▸ **GIVEN EXERCISE**:
Omit every picture, and retype the lines that run from the beginning of the data below through the line containing "Chart.register(...registerables);", inclusive.

▸ **DATA BLOCK**:
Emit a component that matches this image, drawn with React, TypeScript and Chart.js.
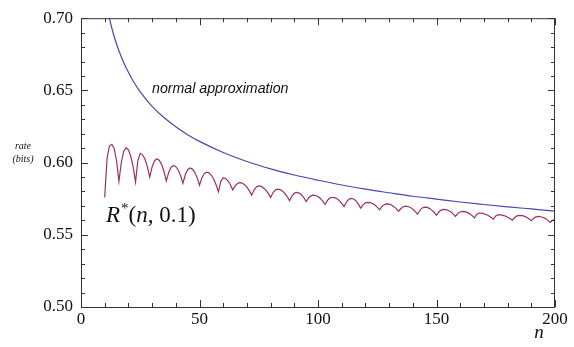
import React, { useEffect, useRef } from 'react';
import { Chart, registerables } from 'chart.js';

Chart.register(...registerables);

// R*(n, 0.1): one value per integer n, starting at n = 10
const rStarStartN = 10;
const rStarRate = [
  0.576, 0.603, 0.6115, 0.6127, 0.6098, 0.6013, 0.587, 0.5999, 0.6077, 0.6103,
  0.6088, 0.6044, 0.597, 0.5866, 0.6014, 0.6064, 0.6054, 0.6023, 0.5972, 0.590,
  0.597, 0.6012, 0.6026, 0.6016, 0.5988, 0.594, 0.5873, 0.5932, 0.5968, 0.598,
  0.5972, 0.5949, 0.5911, 0.5857, 0.5916, 0.5951, 0.5963, 0.5955, 0.5933, 0.5896,
  0.5843, 0.5894, 0.5924, 0.5934, 0.5929, 0.5912, 0.5885, 0.5847, 0.5798, 0.5871,
  0.5895, 0.589, 0.5874, 0.5848, 0.5811, 0.5839, 0.5855, 0.5861, 0.5858, 0.5847,
  0.583, 0.5806, 0.5775, 0.581, 0.5831, 0.5838, 0.5835, 0.5825, 0.581, 0.5787,
  0.5759, 0.5791, 0.581, 0.5816, 0.5813, 0.5803, 0.5787, 0.5765, 0.5736, 0.5768,
  0.5787, 0.5793, 0.5789, 0.5777, 0.5758, 0.573, 0.5755, 0.577, 0.5775, 0.5772,
  0.5765, 0.5752, 0.5733, 0.571, 0.5738, 0.5754, 0.576, 0.5757, 0.575, 0.5737,
  0.5718, 0.5695, 0.5727, 0.5746, 0.5752, 0.5748, 0.5735, 0.5714, 0.5685, 0.5707,
  0.5721, 0.5725, 0.5723, 0.5717, 0.5706, 0.5692, 0.5673, 0.5696, 0.5709, 0.5714,
  0.5712, 0.5706, 0.5695, 0.5681, 0.5662, 0.5682, 0.5694, 0.5698, 0.5696, 0.5689,
  0.5678, 0.5662, 0.5642, 0.567, 0.5686, 0.5692, 0.569, 0.5683, 0.5671, 0.5656,
  0.5635, 0.5658, 0.5671, 0.5676, 0.5674, 0.5668, 0.5659, 0.5645, 0.5628, 0.5647,
  0.5658, 0.5662, 0.566, 0.5655, 0.5646, 0.5633, 0.5617, 0.5643, 0.5651, 0.565,
  0.5646, 0.564, 0.5632, 0.5621, 0.5608, 0.5631, 0.5639, 0.5638, 0.5635, 0.563,
  0.5622, 0.5613, 0.5601, 0.562, 0.5631, 0.5635, 0.5633, 0.5629, 0.5621, 0.5611,
  0.5597, 0.5614, 0.5624, 0.5627, 0.5625, 0.562, 0.5612, 0.56, 0.5585, 0.56,
  0.561,
];

// normal approximation
const normalN = [11, 12, 13, 14, 15, 16, 18, 20, 22, 25, 30, 35, 40, 45, 50, 60, 70, 80, 90, 100, 110, 120, 130, 140, 150, 160, 170, 180, 190, 200];
const normalRate = [0.7075, 0.6998, 0.6932, 0.6873, 0.6821, 0.6774, 0.6693, 0.6625, 0.6565, 0.649, 0.639, 0.6312, 0.6248, 0.6193, 0.6147, 0.607, 0.6008, 0.5957, 0.5914, 0.5878, 0.5845, 0.5816, 0.5791, 0.5767, 0.5747, 0.5727, 0.571, 0.5694, 0.5679, 0.5664];

const xTickLabels = ['0', '50', '100', '150', '200'];
const yTickLabels = ['0.50', '0.55', '0.60', '0.65', '0.70'];

const normalLabel = 'normal approximation';
const xTitle = 'n';
const yTitleLines = ['rate', '(bits)'];

const SERIF = '"Liberation Serif", "DejaVu Serif", serif';
const SANS = '"Liberation Sans", Arial, sans-serif';

const framePlugin = {
  id: 'frameAndText',
  afterDatasetsDraw(chart: any) {
    const { ctx, chartArea, scales } = chart;
    const { left, right, top, bottom } = chartArea;
    const xs = scales.x;
    const ys = scales.y;
    ctx.save();
    ctx.strokeStyle = '#333';
    ctx.lineWidth = 1;
    ctx.strokeRect(left + 0.5, top + 0.5, right - left - 1, bottom - top);
    ctx.beginPath();
    for (let i = 0; i <= 20; i++) {
      const v = 0.5 + i * 0.01;
      const y = Math.round(ys.getPixelForValue(v)) + 0.5;
      const len = i % 5 === 0 ? 7 : 4;
      ctx.moveTo(left, y); ctx.lineTo(left + len, y);
      ctx.moveTo(right, y); ctx.lineTo(right - len, y);
    }
    for (let i = 0; i <= 20; i++) {
      const v = i * 10;
      const x = Math.round(xs.getPixelForValue(v)) + 0.5;
      const len = i % 5 === 0 ? 7 : 4;
      ctx.moveTo(x, bottom); ctx.lineTo(x, bottom - len);
      ctx.moveTo(x, top); ctx.lineTo(x, top + len);
    }
    ctx.stroke();

    ctx.fillStyle = '#111';
    // normal approximation label
    ctx.font = `italic 14.2px ${SANS}`;
    ctx.textAlign = 'left';
    ctx.textBaseline = 'alphabetic';
    ctx.fillText(normalLabel, 152, 93);

    // R*(n, 0.1)
    let x = 106;
    const base = 222;
    ctx.font = `italic 23px ${SERIF}`;
    ctx.fillText('R', x, base);
    x += ctx.measureText('R').width + 1;
    ctx.font = `15px ${SERIF}`;
    ctx.fillText('*', x, base - 9);
    x += ctx.measureText('*').width;
    ctx.font = `23px ${SERIF}`;
    ctx.fillText('(', x, base);
    x += ctx.measureText('(').width;
    ctx.font = `italic 23px ${SERIF}`;
    ctx.fillText('n', x, base);
    x += ctx.measureText('n').width;
    ctx.font = `23px ${SERIF}`;
    ctx.fillText(', 0.1)', x, base);

    // axis titles
    ctx.font = `italic 19px ${SERIF}`;
    ctx.textAlign = 'center';
    ctx.fillText(xTitle, 539, 338);
    ctx.font = `italic 10px ${SERIF}`;
    ctx.fillText(yTitleLines[0], 23, 149);
    ctx.fillText(yTitleLines[1], 23, 162);
    ctx.restore();
  },
};

export default function App() {
  const ref = useRef<HTMLCanvasElement | null>(null);
  useEffect(() => {
    document.body.style.margin = '0';
    const canvas = ref.current;
    if (!canvas) return;
    const chart = new Chart(canvas, {
      type: 'line',
      data: {
        datasets: [
          {
            label: 'normal approximation',
            data: normalN.map((n, i) => ({ x: n, y: normalRate[i] })),
            borderColor: '#4848ae',
            borderWidth: 1.2,
            pointRadius: 0,
            cubicInterpolationMode: 'monotone',
            fill: false,
          },
          {
            label: 'R*(n, 0.1)',
            data: rStarRate.map((r, i) => ({ x: rStarStartN + i, y: r })),
            borderColor: '#9b2f69',
            borderWidth: 1.2,
            pointRadius: 0,
            tension: 0,
            fill: false,
          },
        ],
      },
      options: {
        responsive: false,
        animation: false,
        events: [],
        layout: { padding: { top: 12, right: 19, left: 0, bottom: 0 } },
        plugins: { legend: { display: false }, tooltip: { enabled: false }, title: { display: false } },
        scales: {
          x: {
            type: 'linear',
            min: 0,
            max: 200,
            grid: { display: false, drawTicks: false },
            border: { display: false },
            afterFit: (s: any) => { s.height = 40; },
            ticks: {
              stepSize: 50,
              maxRotation: 0,
              padding: 2,
              color: '#111',
              font: { family: SERIF, size: 17 },
              callback: (v: any, i: number) => xTickLabels[i] ?? String(v),
            },
          },
          y: {
            type: 'linear',
            min: 0.5,
            max: 0.7,
            grid: { display: false, drawTicks: false },
            border: { display: false },
            afterFit: (s: any) => { s.width = 81; },
            ticks: {
              stepSize: 0.05,
              padding: 8,
              color: '#111',
              font: { family: SERIF, size: 17 },
              callback: (v: any, i: number) => yTickLabels[i] ?? String(v),
            },
          },
        },
      },
      plugins: [framePlugin],
    });
    return () => chart.destroy();
  }, []);
  return (
    <div style={{ width: 574, height: 347 }}>
      <canvas ref={ref} width={574} height={347} style={{ display: 'block', width: 574, height: 347 }} />
    </div>
  );
}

▸ **RESPONSE TO THIS EXERCISE**:
Emit a component that matches this image, drawn with React, TypeScript and Chart.js.
import React, { useEffect, useRef } from 'react';
import { Chart, registerables } from 'chart.js';

Chart.register(...registerables);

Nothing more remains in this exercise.